He might have punched this baseball card if he didn't like what he saw.
Why we like him: Obviously when you're talking about the Houston Colt .45s, you're going way back into the deepest corners of the history of the game. The Colt .45s were renamed the Astros in 1965, and it had nothing to do with the fact that idiotic interest groups thought the Colt .45 moniker would somehow beget violence on the streets of Houston. Turk Farrell was a hulking, hard-throwing right-handed pitcher for the Colt .45s/Astros during their early days in the early-to-mid 1960s.

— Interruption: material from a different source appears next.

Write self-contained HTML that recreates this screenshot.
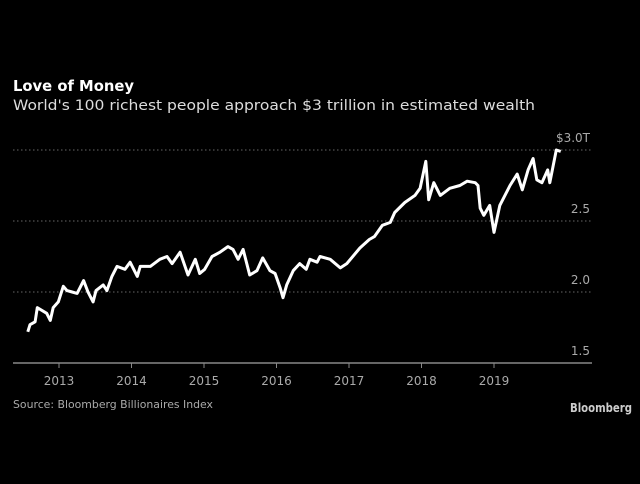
<!DOCTYPE html>
<html><head><meta charset="utf-8"><style>
body{margin:0;background:#000;width:640px;height:480px;overflow:hidden;font-family:"DejaVu Sans","Liberation Sans",sans-serif}
</style></head><body>
<svg width="640" height="480" font-family="DejaVu Sans, Liberation Sans, sans-serif">
<text x="13" y="91" fill="#fff" font-size="15" font-weight="bold" textLength="121" lengthAdjust="spacingAndGlyphs">Love of Money</text>
<text x="13" y="110" fill="#ddd" font-size="14" textLength="522" lengthAdjust="spacingAndGlyphs">World's 100 richest people approach $3 trillion in estimated wealth</text>
<g id="grid"></g><g id="xaxis"></g>
<path id="line" fill="none" stroke="#fff" stroke-width="3" stroke-linejoin="round"/>
<text x="13" y="408" fill="#aaa" font-size="11" textLength="200" lengthAdjust="spacingAndGlyphs">Source: Bloomberg Billionaires Index</text>
<text x="632" y="412" fill="#ccc" font-size="12" font-weight="bold" text-anchor="end" textLength="62" lengthAdjust="spacingAndGlyphs">Bloomberg</text>
</svg>
<script>
const dates=[2012.57,2012.60,2012.67,2012.70,2012.83,2012.88,2012.92,2012.99,2013.06,2013.11,2013.18,2013.25,2013.34,2013.40,2013.47,2013.51,2013.61,2013.66,2013.73,2013.80,2013.91,2013.98,2014.08,2014.12,2014.26,2014.39,2014.49,2014.56,2014.67,2014.78,2014.88,2014.94,2015.01,2015.11,2015.22,2015.33,2015.40,2015.47,2015.54,2015.63,2015.73,2015.81,2015.91,2015.98,2016.05,2016.09,2016.14,2016.23,2016.32,2016.41,2016.46,2016.56,2016.60,2016.74,2016.88,2016.97,2017.15,2017.28,2017.35,2017.46,2017.57,2017.63,2017.77,2017.91,2017.98,2018.06,2018.10,2018.17,2018.26,2018.39,2018.53,2018.63,2018.74,2018.78,2018.81,2018.86,2018.94,2019.00,2019.08,2019.22,2019.32,2019.39,2019.47,2019.54,2019.59,2019.66,2019.74,2019.77,2019.86,2019.92];
const values=[1.72,1.77,1.79,1.89,1.85,1.80,1.89,1.93,2.04,2.01,2.00,1.99,2.08,2.00,1.93,2.01,2.05,2.01,2.11,2.18,2.16,2.21,2.11,2.18,2.18,2.23,2.25,2.20,2.28,2.12,2.23,2.13,2.16,2.25,2.28,2.32,2.30,2.23,2.30,2.12,2.15,2.24,2.15,2.13,2.03,1.96,2.05,2.15,2.20,2.16,2.23,2.21,2.25,2.23,2.17,2.20,2.31,2.37,2.39,2.47,2.49,2.56,2.63,2.68,2.73,2.92,2.65,2.77,2.68,2.73,2.75,2.78,2.77,2.75,2.59,2.54,2.61,2.42,2.61,2.75,2.83,2.72,2.86,2.94,2.79,2.77,2.86,2.77,3.00,2.99];
const yTicks=[1.5,2.0,2.5,3.0];
const yLabels=["1.5","2.0","2.5","$3.0T"];
const xTicks=[2013,2014,2015,2016,2017,2018,2019];
const NS="http://www.w3.org/2000/svg";
const X=t=>59+(t-2013)*72.5, Y=v=>363-(v-1.5)*142;
const grid=document.getElementById('grid'), xa=document.getElementById('xaxis');
function mk(tag,attrs,parent){const e=document.createElementNS(NS,tag);for(const k in attrs)e.setAttribute(k,attrs[k]);parent.appendChild(e);return e;}
yTicks.forEach((v,i)=>{
  const l=mk('line',{x1:13,x2:592,y1:Y(v),y2:Y(v),stroke:i===0?'#888':'#666','stroke-width':i===0?1.5:1,'stroke-dasharray':i===0?'none':'1.5 2.5'},grid);
  
  
  const t=mk('text',{x:590,y:Y(v)-8,fill:'#aaa','font-size':12,'text-anchor':'end'},grid);
  t.textContent=yLabels[i];
  
  
});
xTicks.forEach(y=>{
  const l=mk('line',{x1:X(y),x2:X(y),y1:363,y2:368,stroke:'#888'},xa);
  
  
  const t=mk('text',{x:X(y),y:385,fill:'#aaa','font-size':12,'text-anchor':'middle'},xa);
  t.textContent=y;
  
  
});
document.getElementById('line').setAttribute('d',dates.map((d,i)=>(i?'L':'M')+X(d).toFixed(1)+','+Y(values[i]).toFixed(1)).join(''));
</script>
</body></html>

Despite a fairly ordinary, ho-hum career, Farrell was as interesting as player could be back in those days. His teammates said that "when he lost, he lost his temper, but when he won, he was the life of the party." Turk also broke a mirror in the clubhouse in Milwaukee after a poor outing simply because he said he looked in the mirror and didn't like what he saw, so he punched it. Okie dokie.
One of Farrell's most interesting stories involves a comeback line drive off the bat of none other than Hank Aaron. After throwing one of his trademark fastballs, the Hammer blasted it back up the middle on a line straight for Farrell's noggin. Turning to get out the way, Farrell took the drive solidly off the back of his head where the carom and the laws of physics directed the ball toward short right-center where a young and still short Joe Morgan drifted over from second base to set up camp to catch it in the air. The official scoring: the most painful assist on a fly ball in baseball history.
Farrell was killed in a car accident in 1977 at the age of 43, but we'll make sure his legend lives on. His final career stats: 14 seasons, 106-111, 3.45 ERA, 1177 strikeouts, 211 conventional assists, and 1 assist off his head on a fly ball. Thanks for the memories, Turk.
Ladies and gentlemen, Turk Farrell, Ballplayer.